Score, part 1

So you have so much wheat it’s going to go bad before you can use it all and you don’t have any chickens. The obvious answer to the problem is to find someone who needs wheat and who has excess chickens and convince him or her to make a swap. Maybe the person who needs wheat doesn’t have chickens but has excess lumber instead, but he knows someone who has chickens. But the chicken guy needs corn…

Eventually you get to the concept of money because four cords of lumber and thirty goats are kind of inconvenient to drag around everywhere when you’re doing for groceries.

Money emerges as lubricant for trade, but it doesn’t actually represent the goods. Wealth is a simple stockpile of resources that are otherwise scarce or in demand. Money is just a number or a token — something that can be produced cheaply in arbitrary quantities.

Money at rest is worthless. Money in motion produces, like magic, the things you need and desire.

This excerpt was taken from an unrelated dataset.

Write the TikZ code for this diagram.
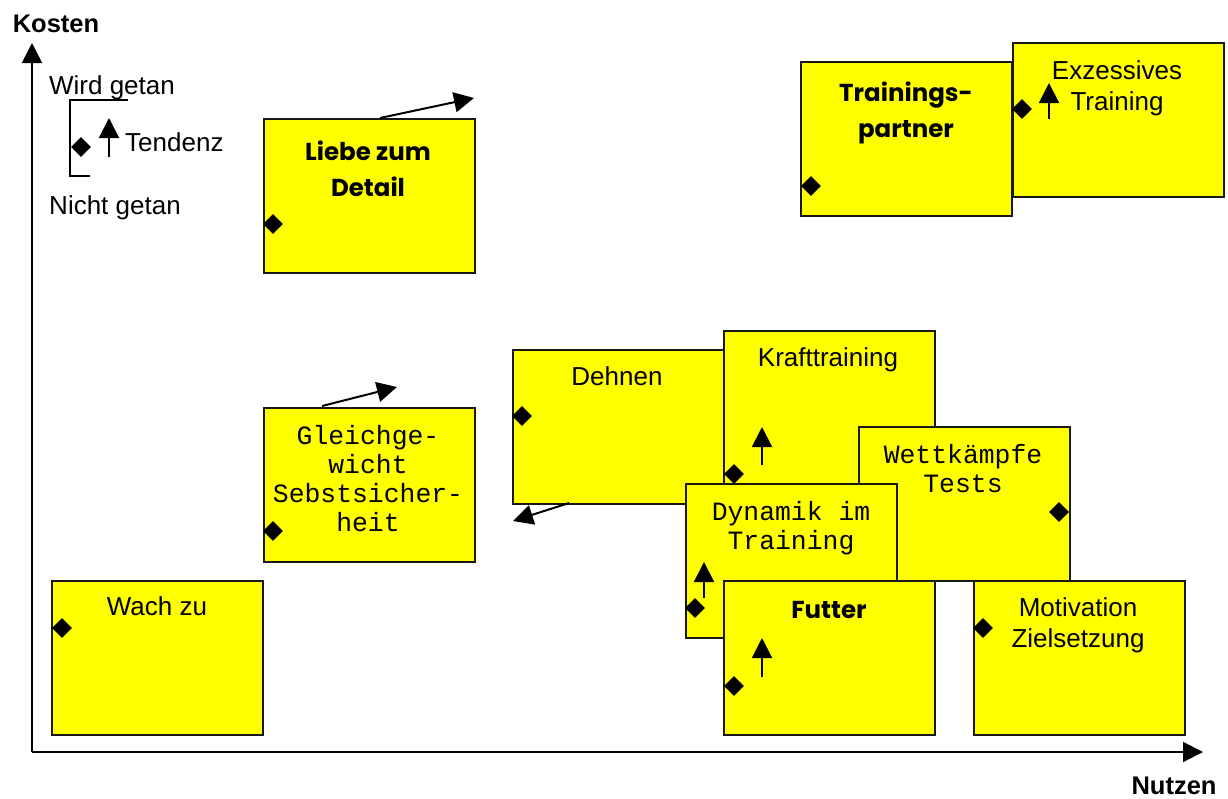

Something is really broken when money itself can be hoarded, as if it is scarce and has intrinsic value. Something is very broken when it is mistaken for the value of a person, whereby people with more hoarded money are seen as more deserving of the basic elements of survival, of comforts, of luxuries. And if your worth isn’t measured by the money you’ve hoarded, it’s measured in terms of how much you can help someone who is already wealthy get more money than he or she pays you…

Money is a game. It is unlinked from value. Money is the score you try to rack up to show you deserve basic survival and comfort and respect, but the game is inherently broken. We’re all playing in a shared arena where some people have cheat codes. They play a different game where they try to unlock more cheats, harvesting small amounts of money in great swathes from people who hardly have any in order to change the rules so that it becomes illegal for them to not have a steady harvest of all the money they need without having to exert any effort at all.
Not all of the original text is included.